The transition happens when the unknowns become known. At that point, the work shifts from discovering whether something is possible to making it reliable, maintainable, and easy for other engineers to use.

  • Moniepoint has scaled aggressively across Africa. What does that kind of growth demand from an infrastructure standpoint?

Growth changes the questions you ask. Early on, you’re asking, “Can we make this work?” Later, you’re asking, “Can this survive ten times the traffic without waking someone up at 3 a.m.?”

At Moniepoint, operating at scale means designing systems that can handle billions of financial events, maintain low latency, recover gracefully from failures, and continue operating across different regions and varying network conditions.

It also means investing heavily in internal platforms. As an engineering organisation grows, developer productivity becomes an infrastructure problem too. Good tooling, automation, observability, deployment systems, and standardised platforms allow hundreds of engineers to move quickly without compromising reliability. The infrastructure isn’t just supporting the business anymore. It becomes a competitive advantage.

  • What’s the biggest misconception engineers have about what good research looks like?

Many engineers think research is about reading papers. It isn’t. Good research is about reducing uncertainty.

Sometimes that means reading academic papers. More often, it means building prototypes, collecting evidence, measuring performance, talking to users, and being willing to prove your own idea wrong.

The best outcome in R&D isn’t proving you’re right. It’s learning something valuable before the company spends months building the wrong thing.

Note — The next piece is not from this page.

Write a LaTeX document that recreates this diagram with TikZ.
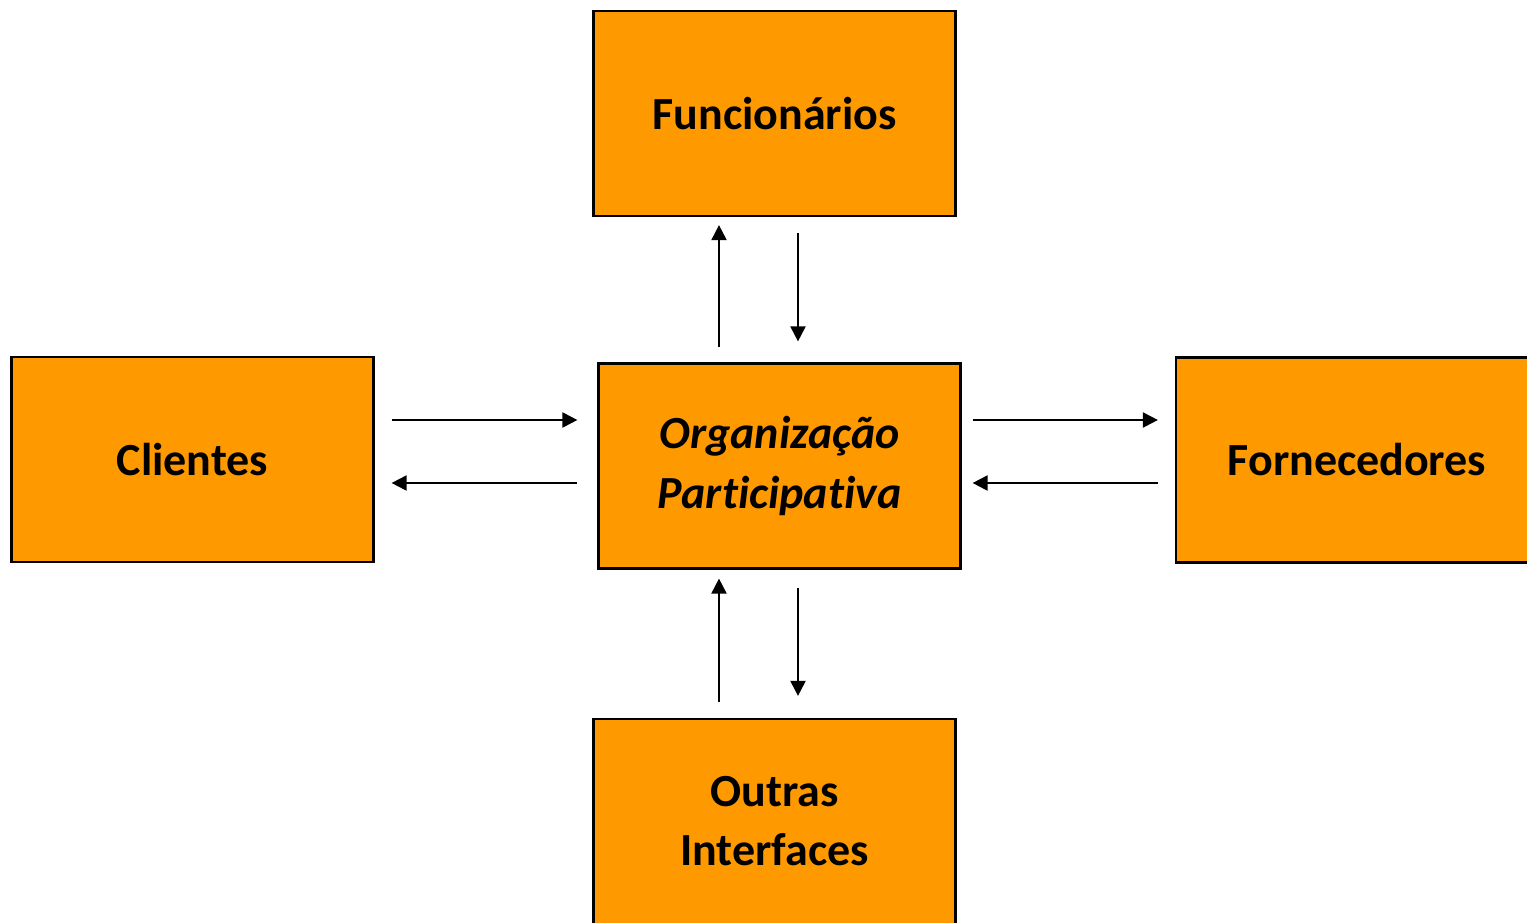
\documentclass[tikz,border=0pt]{standalone}
\usepackage{fontspec}
\setmainfont[Ligatures=NoCommon]{Carlito}
\usepackage{xcolor}
\usetikzlibrary{arrows.meta,calc}
\definecolor{boxorange}{RGB}{255,153,0}

\begin{document}
\begin{tikzpicture}[
			x=0.5pt,
			y=-0.5pt,
			actor/.style={
				rectangle,
				draw=black,
				line width=1.1pt,
				fill=boxorange,
				minimum width=181pt,
				minimum height=102.5pt,
				align=center,
				inner sep=0pt,
				font=\fontsize{23}{29.5}\selectfont\bfseries
			},
			arrow/.style={-{Triangle[length=7.5pt,width=7.5pt]}, line width=1pt}
			]
			\useasboundingbox (0,0) rectangle (1527,922);
			\clip (0,0) rectangle (1527,922);
			% The organisation in the middle and its four partners
			\node[actor, font=\fontsize{23}{30}\selectfont\bfseries\itshape] (organizacao) at (779.5,466) {Organização\\Participativa};
			\node[actor] (funcionarios) at (774.5,113.5) {Funcionários};
			\node[actor] (clientes) at (192.5,459.5) {Clientes};
			\node[actor] (fornecedores) at (1357,460) {Fornecedores};
			\node[actor] (outras) at (774.5,821.5) {Outras\\Interfaces};
			% Pairs of arrows between the organisation and each partner
			\draw[arrow] ($(organizacao.north)+(-60.5,-15)$) -- ($(funcionarios.south)+(-55.5,8)$);
			\draw[arrow] ($(funcionarios.south)+(23.5,16)$) -- ($(organizacao.north)+(18.5,-21)$);
			\draw[arrow] ($(clientes.east)+(17,-39.5)$) -- ($(organizacao.west)+(-20,-46)$);
			\draw[arrow] ($(organizacao.west)+(-20,17)$) -- ($(clientes.east)+(17,23.5)$);
			\draw[arrow] ($(organizacao.east)+(11,-46)$) -- ($(fornecedores.west)+(-17,-40)$);
			\draw[arrow] ($(fornecedores.west)+(-17,23)$) -- ($(organizacao.east)+(11,17)$);
			\draw[arrow] ($(outras.north)+(-55.5,-16)$) -- ($(organizacao.south)+(-60.5,9)$);
			\draw[arrow] ($(organizacao.south)+(18.5,18)$) -- ($(outras.north)+(23.5,-22)$);
		\end{tikzpicture}
\end{document}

Research should make future engineering easier, not more complicated.

  • What did your path to VP of R&D look like, and what would you do differently if you were starting over?

My career has always been driven more by curiosity than by titles. I naturally gravitated toward difficult infrastructure problems, distributed systems, databases, developer platforms, and the kind of engineering work where understanding the internals makes a real difference. Over time, that evolved from solving technical problems myself to helping teams identify which problems were worth solving in the first place.

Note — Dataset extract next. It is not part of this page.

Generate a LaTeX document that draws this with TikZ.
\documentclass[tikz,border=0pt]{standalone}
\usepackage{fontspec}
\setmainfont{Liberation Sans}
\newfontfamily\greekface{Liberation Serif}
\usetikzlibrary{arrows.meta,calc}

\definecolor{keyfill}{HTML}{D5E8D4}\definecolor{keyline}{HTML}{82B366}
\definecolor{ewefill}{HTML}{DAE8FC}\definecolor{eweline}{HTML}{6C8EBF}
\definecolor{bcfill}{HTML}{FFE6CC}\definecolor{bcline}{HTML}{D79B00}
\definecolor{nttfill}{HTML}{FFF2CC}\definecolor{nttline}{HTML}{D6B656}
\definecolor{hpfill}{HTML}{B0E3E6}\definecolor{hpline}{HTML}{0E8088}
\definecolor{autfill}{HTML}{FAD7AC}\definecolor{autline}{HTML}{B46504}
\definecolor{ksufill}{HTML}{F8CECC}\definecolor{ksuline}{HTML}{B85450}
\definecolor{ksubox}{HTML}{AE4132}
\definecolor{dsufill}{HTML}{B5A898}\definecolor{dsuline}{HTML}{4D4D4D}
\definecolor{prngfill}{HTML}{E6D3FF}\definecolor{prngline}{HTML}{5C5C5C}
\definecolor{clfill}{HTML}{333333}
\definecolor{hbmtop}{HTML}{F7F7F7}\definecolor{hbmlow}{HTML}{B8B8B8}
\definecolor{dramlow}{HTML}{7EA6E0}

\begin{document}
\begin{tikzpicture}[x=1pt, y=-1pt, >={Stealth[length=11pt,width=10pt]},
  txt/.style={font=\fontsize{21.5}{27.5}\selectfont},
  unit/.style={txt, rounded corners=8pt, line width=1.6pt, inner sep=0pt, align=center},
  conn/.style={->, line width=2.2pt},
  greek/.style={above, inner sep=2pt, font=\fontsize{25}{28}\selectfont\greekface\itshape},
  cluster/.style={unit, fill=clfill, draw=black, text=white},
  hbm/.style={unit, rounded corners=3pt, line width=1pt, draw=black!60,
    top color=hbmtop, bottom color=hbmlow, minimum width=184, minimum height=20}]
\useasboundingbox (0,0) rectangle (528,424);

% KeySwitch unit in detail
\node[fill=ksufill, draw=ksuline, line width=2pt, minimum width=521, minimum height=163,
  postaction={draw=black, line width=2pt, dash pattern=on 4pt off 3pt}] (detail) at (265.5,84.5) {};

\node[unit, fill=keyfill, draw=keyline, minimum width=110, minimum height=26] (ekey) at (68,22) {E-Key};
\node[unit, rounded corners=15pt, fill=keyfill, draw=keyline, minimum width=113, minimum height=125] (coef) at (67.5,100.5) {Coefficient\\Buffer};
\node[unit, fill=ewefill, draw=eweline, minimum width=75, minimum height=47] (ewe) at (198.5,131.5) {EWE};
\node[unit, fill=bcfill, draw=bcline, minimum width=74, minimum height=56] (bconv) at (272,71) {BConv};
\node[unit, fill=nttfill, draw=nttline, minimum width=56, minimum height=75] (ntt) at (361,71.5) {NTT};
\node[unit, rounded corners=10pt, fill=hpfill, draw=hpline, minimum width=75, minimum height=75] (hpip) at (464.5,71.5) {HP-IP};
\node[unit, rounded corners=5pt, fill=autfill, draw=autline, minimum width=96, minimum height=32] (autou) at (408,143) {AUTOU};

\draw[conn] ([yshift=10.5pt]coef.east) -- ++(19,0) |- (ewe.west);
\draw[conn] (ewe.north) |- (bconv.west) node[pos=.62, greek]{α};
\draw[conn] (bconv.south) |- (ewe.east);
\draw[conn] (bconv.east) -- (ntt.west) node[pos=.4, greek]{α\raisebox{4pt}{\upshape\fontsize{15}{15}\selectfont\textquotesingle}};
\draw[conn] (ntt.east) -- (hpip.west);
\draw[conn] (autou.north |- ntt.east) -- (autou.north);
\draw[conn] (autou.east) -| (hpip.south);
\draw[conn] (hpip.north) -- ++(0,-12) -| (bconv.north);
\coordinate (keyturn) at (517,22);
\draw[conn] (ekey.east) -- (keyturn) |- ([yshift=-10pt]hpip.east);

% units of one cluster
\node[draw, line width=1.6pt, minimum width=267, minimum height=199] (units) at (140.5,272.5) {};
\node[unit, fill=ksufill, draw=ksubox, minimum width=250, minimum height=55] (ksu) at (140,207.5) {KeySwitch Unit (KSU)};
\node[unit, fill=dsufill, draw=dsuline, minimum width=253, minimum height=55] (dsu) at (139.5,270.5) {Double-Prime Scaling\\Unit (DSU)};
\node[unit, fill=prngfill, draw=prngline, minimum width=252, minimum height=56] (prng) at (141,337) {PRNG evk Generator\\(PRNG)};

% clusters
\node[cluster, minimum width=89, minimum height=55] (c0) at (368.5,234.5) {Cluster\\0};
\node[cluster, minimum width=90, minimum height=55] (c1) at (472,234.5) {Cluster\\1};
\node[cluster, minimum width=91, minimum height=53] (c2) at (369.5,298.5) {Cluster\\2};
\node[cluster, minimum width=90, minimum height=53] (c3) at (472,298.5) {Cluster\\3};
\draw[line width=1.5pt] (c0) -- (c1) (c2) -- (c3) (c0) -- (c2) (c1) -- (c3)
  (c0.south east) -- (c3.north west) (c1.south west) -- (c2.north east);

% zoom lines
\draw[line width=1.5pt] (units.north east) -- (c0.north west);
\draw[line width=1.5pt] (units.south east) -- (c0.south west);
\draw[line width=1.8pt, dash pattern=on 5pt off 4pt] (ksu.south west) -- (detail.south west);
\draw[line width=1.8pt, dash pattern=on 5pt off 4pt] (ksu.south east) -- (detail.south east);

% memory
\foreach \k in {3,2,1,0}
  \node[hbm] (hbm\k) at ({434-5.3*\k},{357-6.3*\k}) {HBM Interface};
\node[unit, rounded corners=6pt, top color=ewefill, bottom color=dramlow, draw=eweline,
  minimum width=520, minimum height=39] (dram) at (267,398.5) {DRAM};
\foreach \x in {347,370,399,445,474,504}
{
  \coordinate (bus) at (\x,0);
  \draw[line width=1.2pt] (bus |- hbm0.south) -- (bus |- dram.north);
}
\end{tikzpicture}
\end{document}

As I moved into leadership, I realised that R&D isn’t just about technology. It’s about creating a process that turns uncertainty into informed decisions. Today, a large part of my role is helping the organization explore new ideas while ensuring the successful ones can be handed over to product teams and scaled across the business.

If I were starting over, I would spend less time chasing individual technologies and more time learning systems thinking, communication, and economics. Languages, frameworks, and databases come and go. The ability to reason about complex systems, communicate clearly, and understand the business value behind technical decisions compounds over an entire career. Those skills have mattered far more than any particular technology I’ve learned.